-- WHAT TO WORK ON --
Pull out each line of the data that includes the word "with".

-- DATA FOR PROCESSING --
((

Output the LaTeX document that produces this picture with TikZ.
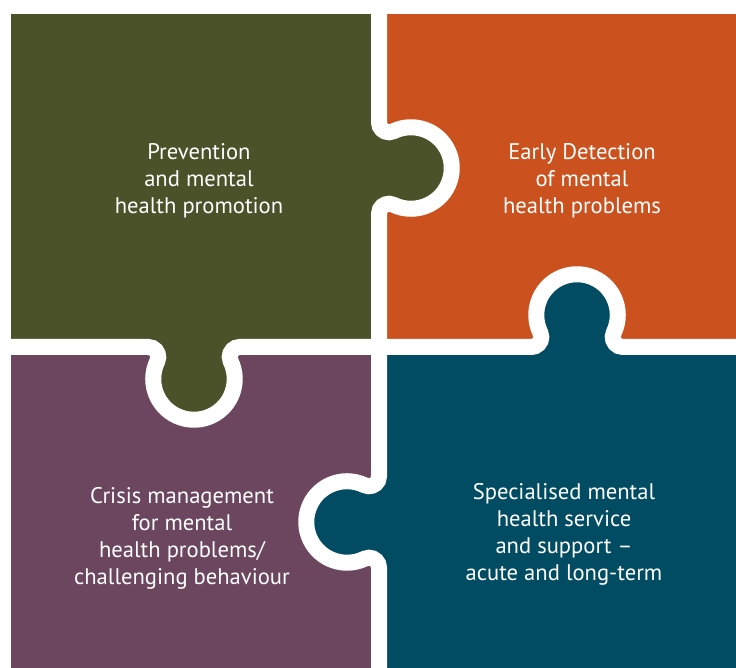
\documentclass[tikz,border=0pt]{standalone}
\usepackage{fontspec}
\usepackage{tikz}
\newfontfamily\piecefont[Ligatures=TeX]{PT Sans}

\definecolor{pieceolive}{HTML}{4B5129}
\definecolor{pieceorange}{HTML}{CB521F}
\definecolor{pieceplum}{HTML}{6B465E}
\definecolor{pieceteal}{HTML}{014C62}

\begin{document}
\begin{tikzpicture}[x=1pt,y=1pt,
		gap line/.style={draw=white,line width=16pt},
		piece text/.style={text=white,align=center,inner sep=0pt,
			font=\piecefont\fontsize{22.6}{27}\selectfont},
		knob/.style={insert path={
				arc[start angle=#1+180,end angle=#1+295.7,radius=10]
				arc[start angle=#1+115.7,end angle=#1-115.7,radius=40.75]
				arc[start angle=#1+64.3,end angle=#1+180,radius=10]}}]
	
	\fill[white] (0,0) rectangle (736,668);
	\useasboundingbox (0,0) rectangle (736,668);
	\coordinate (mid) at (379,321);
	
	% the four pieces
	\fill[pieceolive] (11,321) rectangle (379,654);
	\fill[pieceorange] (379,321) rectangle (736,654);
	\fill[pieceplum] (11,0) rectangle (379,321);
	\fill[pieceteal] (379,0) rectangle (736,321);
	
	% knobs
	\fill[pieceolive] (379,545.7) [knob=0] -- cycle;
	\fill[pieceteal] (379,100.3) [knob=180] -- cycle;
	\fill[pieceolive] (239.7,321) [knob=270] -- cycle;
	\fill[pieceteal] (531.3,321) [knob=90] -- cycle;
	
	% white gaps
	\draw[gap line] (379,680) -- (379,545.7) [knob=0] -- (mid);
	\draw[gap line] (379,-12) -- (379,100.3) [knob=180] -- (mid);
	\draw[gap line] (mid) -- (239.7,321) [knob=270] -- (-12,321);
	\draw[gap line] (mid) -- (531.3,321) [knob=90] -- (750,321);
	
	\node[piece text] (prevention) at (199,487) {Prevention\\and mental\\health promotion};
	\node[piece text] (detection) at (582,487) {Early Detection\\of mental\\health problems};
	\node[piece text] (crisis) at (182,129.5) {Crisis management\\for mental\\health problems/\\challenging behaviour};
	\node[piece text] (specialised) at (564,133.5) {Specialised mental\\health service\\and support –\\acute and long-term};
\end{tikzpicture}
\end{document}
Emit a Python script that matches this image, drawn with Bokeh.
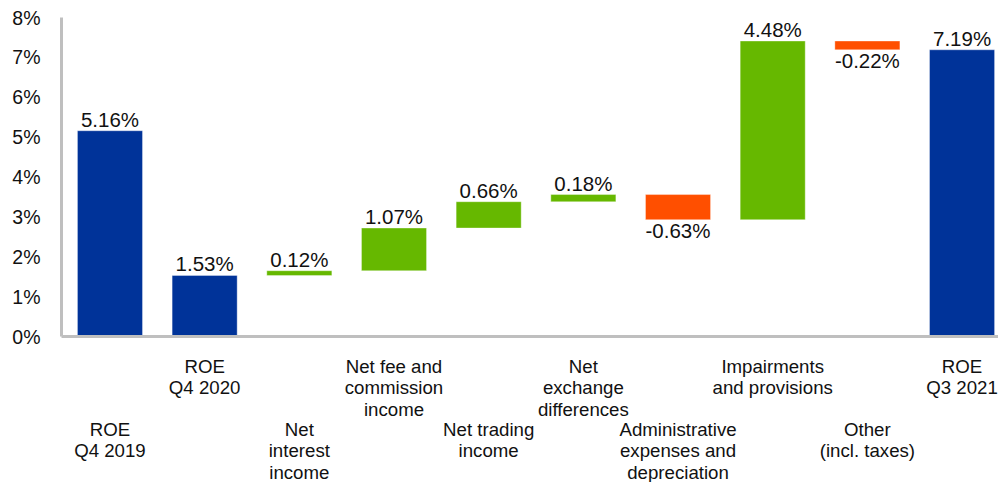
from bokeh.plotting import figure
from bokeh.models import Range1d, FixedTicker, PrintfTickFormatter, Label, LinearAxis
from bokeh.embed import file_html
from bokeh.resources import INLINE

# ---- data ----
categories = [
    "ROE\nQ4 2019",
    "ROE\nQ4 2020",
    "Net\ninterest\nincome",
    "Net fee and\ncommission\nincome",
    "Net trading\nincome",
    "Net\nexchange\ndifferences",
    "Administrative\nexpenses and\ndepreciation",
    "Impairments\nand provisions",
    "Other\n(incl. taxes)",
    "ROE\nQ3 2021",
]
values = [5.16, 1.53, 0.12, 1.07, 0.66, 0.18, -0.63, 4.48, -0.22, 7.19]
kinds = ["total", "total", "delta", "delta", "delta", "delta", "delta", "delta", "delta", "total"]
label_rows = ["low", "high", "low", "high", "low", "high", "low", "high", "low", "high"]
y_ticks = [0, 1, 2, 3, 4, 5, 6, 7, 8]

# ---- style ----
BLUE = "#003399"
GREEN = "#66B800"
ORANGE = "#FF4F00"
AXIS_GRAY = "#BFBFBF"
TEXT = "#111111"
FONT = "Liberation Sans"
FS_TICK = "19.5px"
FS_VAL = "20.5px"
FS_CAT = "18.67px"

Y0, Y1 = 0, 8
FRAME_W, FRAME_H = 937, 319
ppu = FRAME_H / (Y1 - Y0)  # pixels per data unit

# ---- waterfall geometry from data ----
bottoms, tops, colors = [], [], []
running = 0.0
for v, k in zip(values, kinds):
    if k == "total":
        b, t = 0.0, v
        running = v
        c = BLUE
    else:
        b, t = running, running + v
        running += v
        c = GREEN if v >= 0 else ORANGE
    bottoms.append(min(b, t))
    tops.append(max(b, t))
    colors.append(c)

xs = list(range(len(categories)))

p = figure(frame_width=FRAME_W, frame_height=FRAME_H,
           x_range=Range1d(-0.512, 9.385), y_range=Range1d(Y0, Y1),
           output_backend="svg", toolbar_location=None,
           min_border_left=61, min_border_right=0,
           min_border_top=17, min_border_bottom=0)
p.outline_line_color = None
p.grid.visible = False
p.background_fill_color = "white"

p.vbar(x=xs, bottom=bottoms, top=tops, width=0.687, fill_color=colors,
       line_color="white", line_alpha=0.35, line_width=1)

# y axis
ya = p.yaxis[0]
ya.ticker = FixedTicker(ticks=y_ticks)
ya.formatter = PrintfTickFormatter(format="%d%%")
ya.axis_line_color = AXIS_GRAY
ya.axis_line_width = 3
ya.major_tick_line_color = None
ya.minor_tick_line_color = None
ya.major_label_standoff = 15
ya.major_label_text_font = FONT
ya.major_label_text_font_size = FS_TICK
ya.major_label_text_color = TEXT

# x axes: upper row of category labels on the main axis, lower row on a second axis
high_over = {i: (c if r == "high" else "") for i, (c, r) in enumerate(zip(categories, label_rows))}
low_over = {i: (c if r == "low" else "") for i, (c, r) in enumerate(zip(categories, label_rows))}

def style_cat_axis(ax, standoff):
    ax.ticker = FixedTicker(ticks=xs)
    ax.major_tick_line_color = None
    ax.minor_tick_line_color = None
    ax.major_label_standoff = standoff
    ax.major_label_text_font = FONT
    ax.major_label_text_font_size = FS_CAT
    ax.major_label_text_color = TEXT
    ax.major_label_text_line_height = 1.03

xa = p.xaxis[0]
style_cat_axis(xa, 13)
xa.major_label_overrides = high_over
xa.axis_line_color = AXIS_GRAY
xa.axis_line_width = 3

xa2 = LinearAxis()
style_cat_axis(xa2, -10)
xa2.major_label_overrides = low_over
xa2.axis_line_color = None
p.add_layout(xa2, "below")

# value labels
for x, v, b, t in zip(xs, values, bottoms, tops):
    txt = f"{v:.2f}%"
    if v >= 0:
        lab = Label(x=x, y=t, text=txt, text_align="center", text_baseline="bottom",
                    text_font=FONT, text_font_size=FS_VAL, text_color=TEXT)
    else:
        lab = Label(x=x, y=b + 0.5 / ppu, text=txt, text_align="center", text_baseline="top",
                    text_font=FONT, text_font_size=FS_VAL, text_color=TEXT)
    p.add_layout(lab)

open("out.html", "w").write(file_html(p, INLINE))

))

-- RESULT OF THE EXERCISE --
Output the LaTeX document that produces this picture with TikZ.
Emit a Python script that matches this image, drawn with Bokeh.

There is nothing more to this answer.